Less noticed by average Mexicans was the drop in oil prices on international markets at the end of 2006, just as the Mexican Congress passed a budget heavily dependent on oil revenue. State-owned oil giant Petróleos Mexicanos, or Pemex, has long provided about a third of the government's budget, limiting its own investment.
The oil price drop in the first two weeks of the year put Mexico's heavier mix of oils hovering around the budgeted price of $42.80 per barrel and rang financial alarm bells. Since then, global oil prices have recovered, but the issue remains a wild card for the government, given its dependence on oil revenue.

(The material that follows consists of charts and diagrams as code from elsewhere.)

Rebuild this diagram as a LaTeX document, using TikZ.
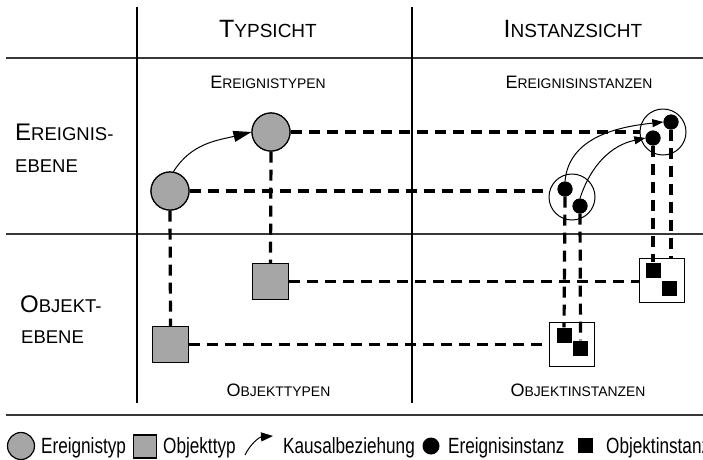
\documentclass[tikz,border=0pt]{standalone}
\usepackage{fontspec}
\setmainfont{Liberation Sans}
\usetikzlibrary{arrows.meta}
\definecolor{typgray}{RGB}{166,166,166}
\definecolor{gridc}{RGB}{55,55,55}
\newcommand\myHdrSC[1]{{\fontsize{19}{19}\selectfont #1}}
\newcommand\mySubSC[1]{{\fontsize{13.9}{14}\selectfont #1}}
\newcommand\mySideSC[1]{{\fontsize{18.5}{18.5}\selectfont #1}}
\begin{document}
\begin{tikzpicture}[x=1pt,y=1pt,
  gridline/.style={draw=gridc, line width=1.8pt},
  vgridline/.style={draw=black, line width=1.2pt},
  conn/.style={draw=black, line width=3.2pt, dash pattern=on 11pt off 7pt},
  etyp/.style={circle, draw=black, line width=1.2pt, fill=typgray, minimum size=38pt, inner sep=0pt},
  otyp/.style={rectangle, draw=black, line width=1.2pt, fill=typgray, minimum size=36pt, inner sep=0pt},
  einst/.style={circle, draw=black, line width=1pt, minimum size=46pt, inner sep=0pt},
  oinst/.style={rectangle, draw=black, line width=1pt, minimum width=45pt, minimum height=44pt, inner sep=0pt},
  edot/.style={circle, fill=black, minimum size=15pt, inner sep=0pt},
  osq/.style={rectangle, fill=black, minimum size=15pt, inner sep=0pt},
  causal/.style={draw=black, line width=1pt, -{Triangle[length=18pt,width=11pt]}},
  causalsm/.style={draw=black, line width=1pt, -{Triangle[length=11pt,width=8pt]}},
  hdr/.style={anchor=base, inner sep=0pt, font=\fontsize{25}{25}\selectfont},
  sublbl/.style={anchor=base, inner sep=0pt, font=\fontsize{18}{18}\selectfont},
  sidelbl/.style={anchor=base west, inner sep=0pt, font=\fontsize{24}{24}\selectfont},
  leg/.style={anchor=base west, inner sep=0pt, font=\fontsize{22}{22}\selectfont, xscale=0.78, transform shape},
]
\useasboundingbox (0,0) rectangle (703,-459);

% grid
\coordinate (gT0) at (6,-58);   \coordinate (gT1) at (703,-58);
\coordinate (gM0) at (6,-234);  \coordinate (gM1) at (703,-234);
\coordinate (gB0) at (6,-415);  \coordinate (gB1) at (703,-415);
\coordinate (gV0) at (137,-7);  \coordinate (gV1) at (137,-403);
\coordinate (gW0) at (412,-7);  \coordinate (gW1) at (412,-403);
\draw[gridline] (gT0) -- (gT1);
\draw[gridline] (gM0) -- (gM1);
\draw[gridline] (gB0) -- (gB1);
\draw[vgridline] (gV0) -- (gV1);
\draw[vgridline] (gW0) -- (gW1);

% headers
\node[hdr] (h1) at (268,-37) {T\myHdrSC{YPSICHT}};
\node[hdr] (h2) at (573,-37) {I\myHdrSC{NSTANZSICHT}};
\node[sublbl] (s1) at (268,-88) {E\mySubSC{REIGNISTYPEN}};
\node[sublbl] (s2) at (579,-88) {E\mySubSC{REIGNISINSTANZEN}};
\node[sublbl] (s3) at (278.5,-396) {O\mySubSC{BJEKTTYPEN}};
\node[sublbl] (s4) at (578,-396) {O\mySubSC{BJEKTINSTANZEN}};
\node[sidelbl] (l1) at (15,-140) {E\mySideSC{REIGNIS-}};
\node[sidelbl] (l2) at (15,-172) {\mySideSC{EBENE}};
\node[sidelbl] (l3) at (20,-312) {O\mySideSC{BJEKT-}};
\node[sidelbl] (l4) at (21,-343) {\mySideSC{EBENE}};

% nodes
\node[etyp] (et1) at (170,-191) {};
\node[etyp] (et2) at (271,-132) {};
\node[otyp] (ot1) at (170.5,-344.5) {};
\node[otyp] (ot2) at (270.5,-281.5) {};
\node[einst] (eA) at (572,-197) {};
\node[einst] (eB) at (663,-132) {};
\node[oinst] (oC) at (571.5,-344) {};
\node[oinst] (oD) at (662,-280) {};
\node[edot] (dA1) at (565,-189) {};
\node[edot] (dA2) at (580,-206) {};
\node[edot] (dB1) at (671,-122) {};
\node[edot] (dB2) at (653,-138) {};
\node[osq] (qC1) at (564,-335) {};
\node[osq] (qC2) at (580.5,-348) {};
\node[osq] (qD1) at (653,-270) {};
\node[osq] (qD2) at (669.5,-288) {};

% dashed connectors
\draw[conn] (et2.east) -- (et2.east -| eB.west);
\draw[conn] (et1.east) -- (et1.east -| eA.west);
\draw[conn] (ot2.east) -- (ot2.east -| oD.west);
\draw[conn] (ot1.east) -- (ot1.east -| oC.west);
\draw[conn] (et1.south) -- (ot1.north);
\draw[conn] (et2.south) -- (ot2.north);
\draw[conn] (dA1.south) -- (qC1.north);
\draw[conn] (dA2.south) -- (qC2.north);
\draw[conn] (dB2.south) -- (qD1.north);
\draw[conn] (dB1.south) -- (dB1.south |- oD.north);

% redraw shapes on top of dashes
\node[etyp] at (et1) {};
\node[etyp] at (et2) {};
\node[otyp] at (ot1) {};
\node[otyp] at (ot2) {};
\node[edot] at (dA1) {};
\node[edot] at (dA2) {};
\node[edot] at (dB1) {};
\node[edot] at (dB2) {};
\node[osq] at (qC1) {};
\node[osq] at (qC2) {};
\node[osq] at (qD1) {};
\node[osq] at (qD2) {};

% causal arrows
\draw[causal] (et1.80) to[out=58, in=194] (et2.west);
\draw[causalsm] (dA1.north) to[out=85, in=186] (dB1.west);
\draw[causalsm] (dA2.north) to[out=72, in=192] (dB2.west);

% legend
\node[etyp, minimum size=27pt] (lg1) at (21,-446) {};
\node[leg] (lt1) at (41,-453) {Ereignistyp};
\node[otyp, minimum size=23pt] (lg2) at (145,-446.5) {};
\node[leg] (lt2) at (163,-453) {Objekttyp};
\coordinate (la0) at (245,-455);
\coordinate (la1) at (273,-436);
\draw[draw=black, line width=1pt, -{Triangle[length=12pt,width=9pt]}] (la0) to[bend left=30] (la1);
\node[leg] (lt3) at (283,-453) {Kausalbeziehung};
\node[edot, minimum size=17pt] (lg4) at (431,-446) {};
\node[leg] (lt4) at (448,-453) {Ereignisinstanz};
\node[osq] (lg5) at (585.5,-445.5) {};
\node[leg] (lt5) at (606,-453) {Objektinstanz};
\end{tikzpicture}
\end{document}
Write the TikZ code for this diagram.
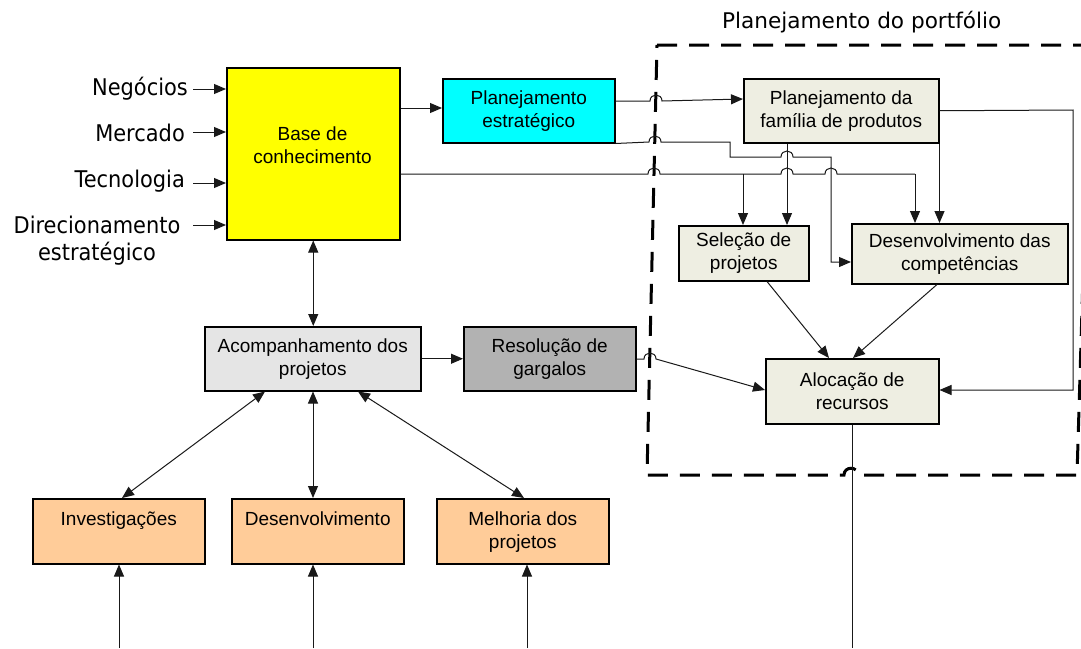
\documentclass[tikz,border=0pt]{standalone}
\usepackage{fontspec}
\setmainfont{Liberation Sans}
\newfontfamily\sidefont[FakeStretch=0.91]{DejaVu Sans}
\newfontfamily\titlefont{DejaVu Sans}
\usetikzlibrary{arrows.meta}

\definecolor{basefill}{RGB}{255,255,0}
\definecolor{stratfill}{RGB}{0,255,255}
\definecolor{pfill}{RGB}{238,238,226}
\definecolor{trackfill}{RGB}{229,229,229}
\definecolor{fixfill}{RGB}{178,178,178}
\definecolor{peachfill}{RGB}{255,204,153}
\definecolor{wirecol}{RGB}{25,25,25}

\begin{document}
\begin{tikzpicture}[x=1pt,y=-1pt,
  box/.style={draw=black, line width=1.5pt, inner sep=0pt, anchor=north west,
    align=center, font=\fontsize{19}{23}\selectfont},
  boxtext/.style={inner sep=0pt, align=center, font=\fontsize{19}{23}\selectfont},
  sidelabel/.style={inner sep=0pt, align=center, font=\sidefont\fontsize{23}{27}\selectfont},
  wire/.style={draw=wirecol, line width=1pt},
  arr/.style={wire, -{Triangle[length=12pt,width=10pt]}},
  darr/.style={wire, {Triangle[length=12pt,width=10pt]}-{Triangle[length=12pt,width=10pt]}},
  frame/.style={draw=black, line width=3pt, dash pattern=on 20pt off 12pt},
  jump/.style={to path={.. controls +(0,-8) and +(0,-8) .. (\tikztotarget)}},
]
\path[fill=white] (0,0) rectangle (1081,648);
\useasboundingbox (0,0) rectangle (1081,648);

% portfolio planning frame
\draw[frame] (657,45) -- (1090,45) -- (1077,475) -- (858,475)
  .. controls (858,466) and (844,466) .. (844,475) -- (647,475) -- cycle;
\node[inner sep=0pt, anchor=base west, font=\titlefont\fontsize{21.6}{25}\selectfont]
  (title) at (722,28) {Planejamento do portfólio};

% boxes
\node[box, fill=basefill, minimum width=173pt, minimum height=172pt] (base) at (226,67) {};
\node[boxtext] (basetext) at (312.5,145.5) {Base de\\conhecimento};
\node[box, fill=stratfill, minimum width=172pt, minimum height=64pt] (strat) at (442,78) {Planejamento\\estratégico};
\node[box, fill=pfill, minimum width=195pt, minimum height=64pt] (fam) at (743,78) {Planejamento da\\família de produtos};
\node[box, fill=pfill, minimum width=130pt, minimum height=55pt] (sel) at (678,225) {Seleção de\\projetos};
\node[box, fill=pfill, minimum width=216pt, minimum height=60pt] (comp) at (851,223) {Desenvolvimento das\\competências};
\node[box, fill=pfill, minimum width=173pt, minimum height=65pt] (aloc) at (765,358) {Alocação de\\recursos};
\node[box, fill=trackfill, minimum width=216pt, minimum height=64pt] (acomp) at (204,326) {Acompanhamento dos\\projetos};
\node[box, fill=fixfill, minimum width=172pt, minimum height=64pt] (res) at (463,326) {Resolução de\\gargalos};
\node[box, fill=peachfill, minimum width=172pt, minimum height=65pt] (inv) at (32,498) {};
\node[box, fill=peachfill, minimum width=172pt, minimum height=65pt] (dev) at (231,498) {};
\node[box, fill=peachfill, minimum width=172pt, minimum height=65pt] (mel) at (436,498) {};
\node[boxtext, anchor=north] (invtext) at (inv.north |- 0,512) {Investigações};
\node[boxtext, anchor=north] (devtext) at (dev.north |- 0,512) {Desenvolvimento};
\node[boxtext, anchor=north] (meltext) at (mel.north |- 0,512) {Melhoria dos\\projetos};

% inputs of the knowledge base
\node[sidelabel, anchor=base east] (neg) at (188,95) {Negócios};
\node[sidelabel, anchor=base east] (mer) at (185,141) {Mercado};
\node[sidelabel, anchor=base east] (tec) at (185,187) {Tecnologia};
\node[sidelabel, anchor=north] (dir) at (97,216) {Direcionamento\\estratégico};
\coordinate (negout) at (193,89);
\coordinate (merout) at (193,132);
\coordinate (tecout) at (193,183);
\coordinate (dirout) at (193,225);
\draw[arr] (negout) -- (base.west |- negout);
\draw[arr] (merout) -- (base.west |- merout);
\draw[arr] (tecout) -- (base.west |- tecout);
\draw[arr] (dirout) -- (base.west |- dirout);

% strategic planning links
\draw[arr] (base.east |- 0,108) -- (strat.west |- 0,108);
\draw[arr] (strat.east |- 0,101) -- (650,101) to[jump] (662,101) -- (fam.west |- 0,99);
\draw[arr] (strat.south east) -- (649,142) to[jump] (661,142) -- (730,142) -- (730,157)
  -- (781,157) to[jump] (793,157) -- (831,157) -- (831,262) -- (comp.west |- 0,262);

% knowledge base to portfolio
\coordinate (jsel) at (743,174);
\coordinate (jcomp) at (915,174);
\draw[wire] (base.east |- 0,174) -- (648,174) to[jump] (660,174) -- (781,174)
  to[jump] (793,174) -- (825,174) to[jump] (837,174) -- (jcomp);
\draw[arr] (jsel) -- (sel.north -| jsel);
\draw[arr] (jcomp) -- (comp.north -| jcomp);

% product family planning
\draw[arr] (fam.south -| 787,0) -- (sel.north -| 787,0);
\draw[arr] (fam.south east) -- (comp.north -| fam.south east);
\draw[arr] (fam.east) -- (1073,110) -- (1073,390) -- (aloc.east |- 0,390);

% resource allocation
\draw[arr] (sel.south -| 767,0) -- (aloc.north -| 829,0);
\draw[arr] (comp.south -| 937,0) -- (aloc.north -| 853,0);
\draw[arr] (res.east |- 0,359) -- (644,359) to[jump] (656,359) -- (aloc.west |- 0,390);
\coordinate (alocend) at (aloc.south |- 0,648);
\draw[wire] (aloc.south) -- (alocend);

% project tracking
\draw[darr] (base.south) -- (acomp.north -| base.south);
\draw[arr] (acomp.east) -- (res.west);
\draw[darr] (acomp.south -| 265,0) -- (inv.north -| 122,0);
\draw[darr] (acomp.south -| 313,0) -- (dev.north -| 313,0);
\draw[darr] (acomp.south -| 358,0) -- (mel.north -| 524,0);

% incoming lines from below
\coordinate (invin) at (119,648);
\coordinate (devin) at (313,648);
\coordinate (melin) at (527,648);
\draw[arr] (invin) -- (inv.south -| invin);
\draw[arr] (devin) -- (dev.south -| devin);
\draw[arr] (melin) -- (mel.south -| melin);
\end{tikzpicture}
\end{document}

Pemex may not enjoy the $27.6 billion it received from sales abroad in 2006, and some analysts predict production will fall as its big offshore wells decline after decades at full capacity.
"This powerful stimulus [to the economy] is no longer there, and the government does not have a shock absorber," Mr. Ramírez de la O said.
Emergency fund
Mr. Calderón, in an interview last month with the Mexico City newspaper El Universal, characterized the coming economic environment as "adverse" and "complex" but also said the government does have several tools at its disposal, including a contingency fund in case oil prices fall.
During a late January speech in Britain, Mr. Calderón said the future of the Mexican economy is bright. He cited an analysis by Goldman Sachs, published in The Economist, predicting that Mexico will have the fifth-largest economy in the world in 2040.
"Mexico is not the promised land, but it is the land of the future," Mr. Calderón said during the investment seminar.
Back home, Mr. Calderón's office said that the president respected people's right to protest against price increases and that the government would lead the way toward promoting a healthy economy that creates jobs and reduces poverty.